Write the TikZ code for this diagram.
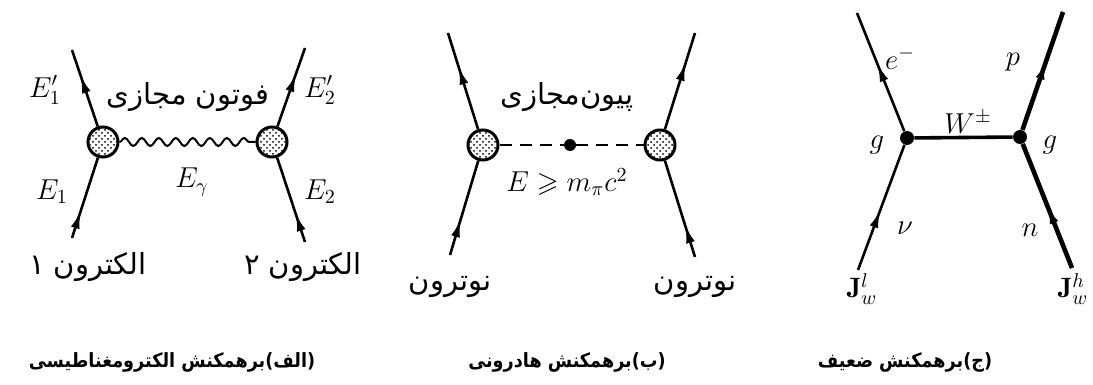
\documentclass[tikz,border=0pt]{standalone}
\usepackage{amsmath,amssymb}
\usepackage{fontspec}
\newfontfamily\farsi[Script=Arabic]{DejaVu Sans}
\newfontfamily\farsicap[Script=Arabic]{DejaVu Sans Condensed}
\TeXXeTstate=1
\usetikzlibrary{positioning,arrows.meta,decorations.markings,decorations.pathmorphing,patterns}
\tikzset{
  fline/.style={line width=1.3pt,postaction={decorate},
    decoration={markings,mark=at position #1 with {\arrow{Latex[length=9pt,width=4.5pt]}}}},
  blob/.style={draw,circle,line width=1.5pt,minimum size=15pt,inner sep=0pt,
    preaction={fill=white},pattern=crosshatch dots},
  vdot/.style={circle,fill=black,inner sep=0pt,minimum size=7pt},
  lbl/.style={font=\fontsize{14}{16}\selectfont,inner sep=0pt},
  fa/.style={font=\farsi\fontsize{14.5}{16}\selectfont,inner sep=1pt},
  captext/.style={font=\farsicap\bfseries\fontsize{9.8}{12}\selectfont,inner sep=1pt},
}
\begin{document}
\begin{tikzpicture}[x=0.5pt,y=-0.5pt]
  \useasboundingbox (0,0) rectangle (1093,385);
  % (a) electromagnetic
  \node[blob] (a1) at (103,142) {};
  \node[blob] (a2) at (272,142) {};
  \coordinate (a1in) at (72,238);
  \coordinate (a1out) at (72,50);
  \coordinate (a2in) at (305,242);
  \coordinate (a2out) at (305,48);
  \draw[fline=0.34] (a1in) -- (a1);
  \draw[fline=0.67] (a1) -- (a1out);
  \draw[fline=0.34] (a2in) -- (a2);
  \draw[fline=0.67] (a2) -- (a2out);
  \draw[line width=1pt,decorate,decoration={snake,amplitude=2pt,segment length=8.5pt}] (a1) -- (a2);
  \node[lbl] (e1p) at (45,90) {$E'_1$};
  \node[lbl] (e1) at (52,192) {$E_1$};
  \node[lbl] (e2p) at (320,90) {$E'_2$};
  \node[lbl] (e2) at (320,192) {$E_2$};
  \node[lbl] (eg) at (192,182) {$E_\gamma$};
  \node[fa] (phot) at (188,97) {\beginR فوتون مجازی\endR};
  \node[fa] (el1) at (88,267) {\beginR الکترون ۱\endR};
  \node[fa] (el2) at (303,267) {\beginR الکترون ۲\endR};
  % (b) hadronic
  \node[blob] (b1) at (483,145) {};
  \node[blob] (b2) at (660,145) {};
  \node[vdot,minimum size=6pt] (bm) at (570,145) {};
  \coordinate (b1in) at (450,255);
  \coordinate (b1out) at (448,33);
  \coordinate (b2in) at (695,257);
  \coordinate (b2out) at (695,33);
  \draw[fline=0.38] (b1in) -- (b1);
  \draw[fline=0.65] (b1) -- (b1out);
  \draw[fline=0.33] (b2in) -- (b2);
  \draw[fline=0.69] (b2) -- (b2out);
  \draw[line width=1pt,dash pattern=on 6pt off 4pt] (b1) -- (bm) -- (b2);
  \node[fa] (pion) at (567,97) {\beginR پیون‌مجازی\endR};
  \node[lbl] (en) at (567,182) {$E \geqslant m_\pi c^2$};
  \node[fa] (n1) at (450,287) {\beginR نوترون\endR};
  \node[fa] (n2) at (695,287) {\beginR نوترون\endR};
  % (c) weak
  \node[vdot] (c1) at (907,138) {};
  \node[vdot] (c2) at (1020,137) {};
  \coordinate (c1in) at (858,270);
  \coordinate (c1out) at (857,13);
  \coordinate (c2in) at (1072,268);
  \coordinate (c2out) at (1063,12);
  \draw[fline=0.48] (c1in) -- (c1);
  \draw[fline=0.57] (c1) -- (c1out);
  \draw[fline=0.5,line width=2.3pt] (c2in) -- (c2);
  \draw[fline=0.58,line width=2.3pt] (c2) -- (c2out);
  \draw[line width=1.8pt] (c1) -- (c2);
  \node[lbl] (w) at (968,122) {$W^{\pm}$};
  \node[lbl] (g1) at (877,145) {$g$};
  \node[lbl] (g2) at (1050,145) {$g$};
  \node[lbl] (em) at (900,58) {$e^-$};
  \node[lbl] (p) at (1013,62) {$p$};
  \node[lbl] (nu) at (905,228) {$\nu$};
  \node[lbl] (nn) at (1030,230) {$n$};
  \node[lbl] (jl) at (862,289) {$\mathbf{J}^l_w$};
  \node[lbl] (jh) at (1073,289) {$\mathbf{J}^h_w$};
  % captions
  \node[captext] (capa) at (172,362) {\beginR (الف)برهمکنش الکترومغناطیسی\endR};
  \node[captext] (capb) at (567,362) {\beginR (ب)برهمکنش هادرونی\endR};
  \node[captext] (capc) at (905,362) {\beginR (ج)برهمکنش ضعیف\endR};
\end{tikzpicture}
\end{document}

════════════════

WHAT THIS TASK INVOLVES
All of the data above should be transcribed verbatim, with pictures omitted.

EXERCISE SOLUTION
Write the TikZ code for this diagram.
\documentclass[tikz,border=0pt]{standalone}
\usepackage{amsmath,amssymb}
\usepackage{fontspec}
\newfontfamily\farsi[Script=Arabic]{DejaVu Sans}
\newfontfamily\farsicap[Script=Arabic]{DejaVu Sans Condensed}
\TeXXeTstate=1
\usetikzlibrary{positioning,arrows.meta,decorations.markings,decorations.pathmorphing,patterns}
\tikzset{
  fline/.style={line width=1.3pt,postaction={decorate},
    decoration={markings,mark=at position #1 with {\arrow{Latex[length=9pt,width=4.5pt]}}}},
  blob/.style={draw,circle,line width=1.5pt,minimum size=15pt,inner sep=0pt,
    preaction={fill=white},pattern=crosshatch dots},
  vdot/.style={circle,fill=black,inner sep=0pt,minimum size=7pt},
  lbl/.style={font=\fontsize{14}{16}\selectfont,inner sep=0pt},
  fa/.style={font=\farsi\fontsize{14.5}{16}\selectfont,inner sep=1pt},
  captext/.style={font=\farsicap\bfseries\fontsize{9.8}{12}\selectfont,inner sep=1pt},
}
\begin{document}
\begin{tikzpicture}[x=0.5pt,y=-0.5pt]
  \useasboundingbox (0,0) rectangle (1093,385);
  % (a) electromagnetic
  \node[blob] (a1) at (103,142) {};
  \node[blob] (a2) at (272,142) {};
  \coordinate (a1in) at (72,238);
  \coordinate (a1out) at (72,50);
  \coordinate (a2in) at (305,242);
  \coordinate (a2out) at (305,48);
  \draw[fline=0.34] (a1in) -- (a1);
  \draw[fline=0.67] (a1) -- (a1out);
  \draw[fline=0.34] (a2in) -- (a2);
  \draw[fline=0.67] (a2) -- (a2out);
  \draw[line width=1pt,decorate,decoration={snake,amplitude=2pt,segment length=8.5pt}] (a1) -- (a2);
  \node[lbl] (e1p) at (45,90) {$E'_1$};
  \node[lbl] (e1) at (52,192) {$E_1$};
  \node[lbl] (e2p) at (320,90) {$E'_2$};
  \node[lbl] (e2) at (320,192) {$E_2$};
  \node[lbl] (eg) at (192,182) {$E_\gamma$};
  \node[fa] (phot) at (188,97) {\beginR فوتون مجازی\endR};
  \node[fa] (el1) at (88,267) {\beginR الکترون ۱\endR};
  \node[fa] (el2) at (303,267) {\beginR الکترون ۲\endR};
  % (b) hadronic
  \node[blob] (b1) at (483,145) {};
  \node[blob] (b2) at (660,145) {};
  \node[vdot,minimum size=6pt] (bm) at (570,145) {};
  \coordinate (b1in) at (450,255);
  \coordinate (b1out) at (448,33);
  \coordinate (b2in) at (695,257);
  \coordinate (b2out) at (695,33);
  \draw[fline=0.38] (b1in) -- (b1);
  \draw[fline=0.65] (b1) -- (b1out);
  \draw[fline=0.33] (b2in) -- (b2);
  \draw[fline=0.69] (b2) -- (b2out);
  \draw[line width=1pt,dash pattern=on 6pt off 4pt] (b1) -- (bm) -- (b2);
  \node[fa] (pion) at (567,97) {\beginR پیون‌مجازی\endR};
  \node[lbl] (en) at (567,182) {$E \geqslant m_\pi c^2$};
  \node[fa] (n1) at (450,287) {\beginR نوترون\endR};
  \node[fa] (n2) at (695,287) {\beginR نوترون\endR};
  % (c) weak
  \node[vdot] (c1) at (907,138) {};
  \node[vdot] (c2) at (1020,137) {};
  \coordinate (c1in) at (858,270);
  \coordinate (c1out) at (857,13);
  \coordinate (c2in) at (1072,268);
  \coordinate (c2out) at (1063,12);
  \draw[fline=0.48] (c1in) -- (c1);
  \draw[fline=0.57] (c1) -- (c1out);
  \draw[fline=0.5,line width=2.3pt] (c2in) -- (c2);
  \draw[fline=0.58,line width=2.3pt] (c2) -- (c2out);
  \draw[line width=1.8pt] (c1) -- (c2);
  \node[lbl] (w) at (968,122) {$W^{\pm}$};
  \node[lbl] (g1) at (877,145) {$g$};
  \node[lbl] (g2) at (1050,145) {$g$};
  \node[lbl] (em) at (900,58) {$e^-$};
  \node[lbl] (p) at (1013,62) {$p$};
  \node[lbl] (nu) at (905,228) {$\nu$};
  \node[lbl] (nn) at (1030,230) {$n$};
  \node[lbl] (jl) at (862,289) {$\mathbf{J}^l_w$};
  \node[lbl] (jh) at (1073,289) {$\mathbf{J}^h_w$};
  % captions
  \node[captext] (capa) at (172,362) {\beginR (الف)برهمکنش الکترومغناطیسی\endR};
  \node[captext] (capb) at (567,362) {\beginR (ب)برهمکنش هادرونی\endR};
  \node[captext] (capc) at (905,362) {\beginR (ج)برهمکنش ضعیف\endR};
\end{tikzpicture}
\end{document}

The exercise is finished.